'Prediction Error'

Fifty years ago, Beth Dow's dad, Ron, also an experimental photographer, had an exhibition at the Minneapolis Institute of Art. Her recently opened Minnesota Artists Exhibition Program show "Prediction Error" oddly carries on some of the things that her dad was interested in, like thinking about the photograph as both object and image. Her investigations come through in the processes of printing photos themselves, many of which trick the eye. In one piece seen from afar, a rectangle on the wall looks like it is a photo of flaking drywall, but up close we see that it actually is three-dimensional — not an image at all. On a desk near to that piece, viewers can sit down and flip through various colors of the actual flat images of that piece. In the main room, Dow displays highly detailed photos of the Badlands where the sky is totally blacked out, making these images seem as if they're totally manufactured on CAD. But they are not — she was there, and she took these photos.

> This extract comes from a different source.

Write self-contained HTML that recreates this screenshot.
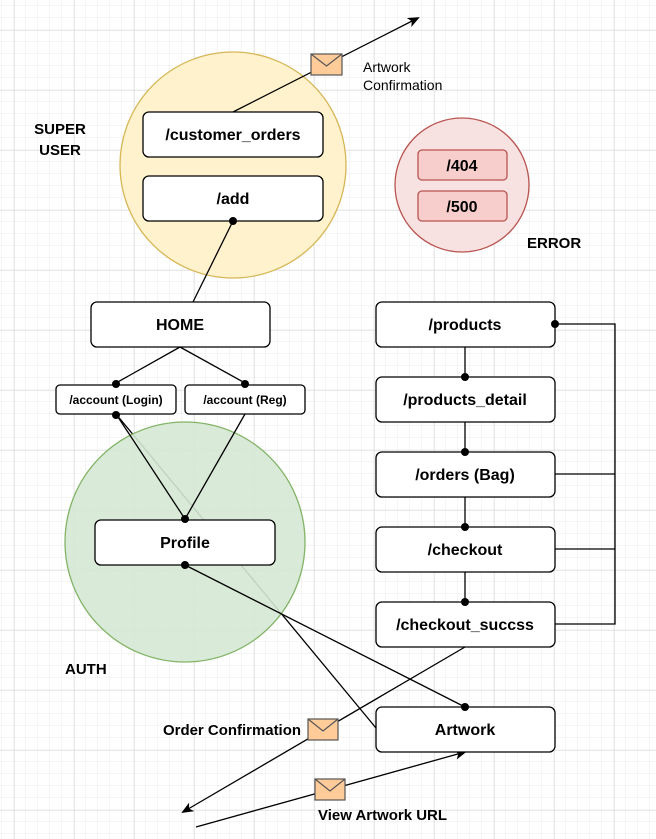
<!DOCTYPE html>
<html><head><meta charset="utf-8"><style>
html,body{margin:0;padding:0;background:#fff}
svg{display:block}
text{font-family:"Liberation Sans",Arial,sans-serif}
</style></head><body>
<svg width="656" height="839" viewBox="0 0 656 839" xmlns="http://www.w3.org/2000/svg">
<defs>
<pattern id="minor" width="12" height="12" patternUnits="userSpaceOnUse" x="2" y="6">
<path d="M12 0V12M0 12H12" fill="none" stroke="#ebebeb" stroke-width="1"/>
</pattern>
<pattern id="major" width="60" height="60" patternUnits="userSpaceOnUse" x="14" y="30">
<path d="M0 0V60M0 0H60" fill="none" stroke="#d4d4d4" stroke-width="1"/>
</pattern>
<marker id="arr" markerWidth="12" markerHeight="10" refX="10" refY="5" orient="auto" markerUnits="userSpaceOnUse">
<path d="M0 0L12 5L0 10L3 5Z" fill="#000"/>
</marker>
</defs>
<rect width="656" height="839" fill="url(#minor)"/>
<rect width="656" height="839" fill="url(#major)"/>

<line x1="116" y1="414" x2="376" y2="728" stroke="#000" stroke-width="1.3"/>

<ellipse cx="233" cy="165" rx="113" ry="113" fill="#fff2cc" stroke="#d6b656" stroke-width="1.3"/>
<ellipse cx="462" cy="185" rx="67" ry="67" fill="#f8e1e1" stroke="#b85450" stroke-width="1.3"/>
<ellipse cx="185" cy="542" rx="120" ry="120" fill="#d5e8d4" fill-opacity="0.9" stroke="#82b366" stroke-width="1.3"/>

<g stroke="#000" stroke-width="1.3" fill="none">
<line x1="233" y1="112" x2="418" y2="18" marker-end="url(#arr)"/>
<line x1="233" y1="221" x2="193" y2="302"/>
<line x1="180" y1="347" x2="116" y2="383"/>
<line x1="180" y1="347" x2="245" y2="383"/>
<line x1="116" y1="414" x2="185" y2="519"/>
<line x1="245" y1="414" x2="185" y2="519"/>
<line x1="185" y1="565" x2="465" y2="707"/>
<line x1="465" y1="347" x2="465" y2="377"/>
<line x1="465" y1="422" x2="465" y2="452"/>
<line x1="465" y1="497" x2="465" y2="527"/>
<line x1="465" y1="572" x2="465" y2="602"/>
<polyline points="555,324 615,324 615,624 555,624"/>
<line x1="555" y1="474" x2="615" y2="474"/>
<line x1="555" y1="549" x2="615" y2="549"/>
<line x1="465" y1="647" x2="183" y2="812" marker-end="url(#arr)"/>
<line x1="196" y1="827" x2="465" y2="752" marker-end="url(#arr)"/>
</g>

<g fill="#fff" stroke="#000" stroke-width="1.3">
<rect x="143" y="112" width="180" height="45" rx="6"/>
<rect x="143" y="176" width="180" height="45" rx="6"/>
<rect x="91" y="302" width="179" height="45" rx="6"/>
<rect x="56" y="385" width="120" height="29" rx="4"/>
<rect x="185" y="385" width="120" height="29" rx="4"/>
<rect x="95" y="520" width="180" height="45" rx="6"/>
<rect x="376" y="302" width="179" height="45" rx="6"/>
<rect x="376" y="377" width="179" height="45" rx="6"/>
<rect x="376" y="452" width="179" height="45" rx="6"/>
<rect x="376" y="527" width="179" height="45" rx="6"/>
<rect x="376" y="602" width="179" height="45" rx="6"/>
<rect x="376" y="707" width="179" height="45" rx="6"/>
</g>
<g fill="#f8cecc" stroke="#b85450" stroke-width="1.3">
<rect x="418" y="150" width="89" height="30" rx="4"/>
<rect x="418" y="191" width="89" height="30" rx="4"/>
</g>

<g fill="#000">
<circle cx="233" cy="221" r="4"/>
<circle cx="116" cy="384" r="4"/><circle cx="245" cy="384" r="4"/>
<circle cx="116" cy="415" r="4"/>
<circle cx="185" cy="519" r="4"/><circle cx="185" cy="565" r="4"/>
<circle cx="555" cy="324" r="4"/>
<circle cx="465" cy="377" r="4"/><circle cx="465" cy="452" r="4"/>
<circle cx="465" cy="527" r="4"/><circle cx="465" cy="602" r="4"/>
<circle cx="465" cy="707" r="4"/>
</g>

<g stroke="#555" stroke-width="1.2">
<rect x="311" y="54" width="31" height="21" fill="#ffcc99"/>
<polyline points="311,54 326.5,66 342,54" fill="none"/>
<rect x="308" y="719" width="30" height="21" fill="#ffcc99"/>
<polyline points="308,719 323,731 338,719" fill="none"/>
<rect x="315" y="779" width="30" height="21" fill="#ffcc99"/>
<polyline points="315,779 330,791 345,779" fill="none"/>
</g>

<g font-weight="bold" font-size="16" text-anchor="middle" fill="#000">
<text x="233" y="140">/customer_orders</text>
<text x="233" y="204">/add</text>
<text x="180" y="330">HOME</text>
<text x="185" y="548">Profile</text>
<text x="465" y="330">/products</text>
<text x="465" y="405">/products_detail</text>
<text x="465" y="480">/orders (Bag)</text>
<text x="465" y="555">/checkout</text>
<text x="465" y="630">/checkout_succss</text>
<text x="465" y="735">Artwork</text>
<text x="462" y="171">/404</text>
<text x="462" y="212">/500</text>
</g>
<g font-weight="bold" font-size="12" text-anchor="middle">
<text x="116" y="404">/account (Login)</text>
<text x="245" y="404">/account (Reg)</text>
</g>
<g font-weight="bold" font-size="15">
<text x="60" y="134" text-anchor="middle">SUPER</text>
<text x="60" y="155" text-anchor="middle">USER</text>
<text x="527" y="248">ERROR</text>
<text x="65" y="674">AUTH</text>
</g>
<g font-size="14.5" font-weight="bold">
<text x="363" y="72" font-weight="normal" font-size="14">Artwork</text>
<text x="363" y="90" font-weight="normal" font-size="14">Confirmation</text>
<text x="301" y="735" text-anchor="end" textLength="138" lengthAdjust="spacingAndGlyphs">Order Confirmation</text>
<text x="318" y="820" textLength="129" lengthAdjust="spacingAndGlyphs">View Artwork URL</text>
</g>
</svg>
</body></html>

What's real anymore, and what's just a prediction error — like when your mind tells your foot to step up onto a curb that somehow isn't there? Don't fall on your face. (Tue.-Wed., Sat. 10 a.m. -5 p.m.; Thu.-Fri. 10 a.m. -9 p.m.; Sun. 11 a.m. -5 p.m. closed Mon. Ends Oct. 28. Minneapolis Institute of Art, 2400 3rd Av. S., Mpls. Free. 612-870-3000 or new.artsmia.org.)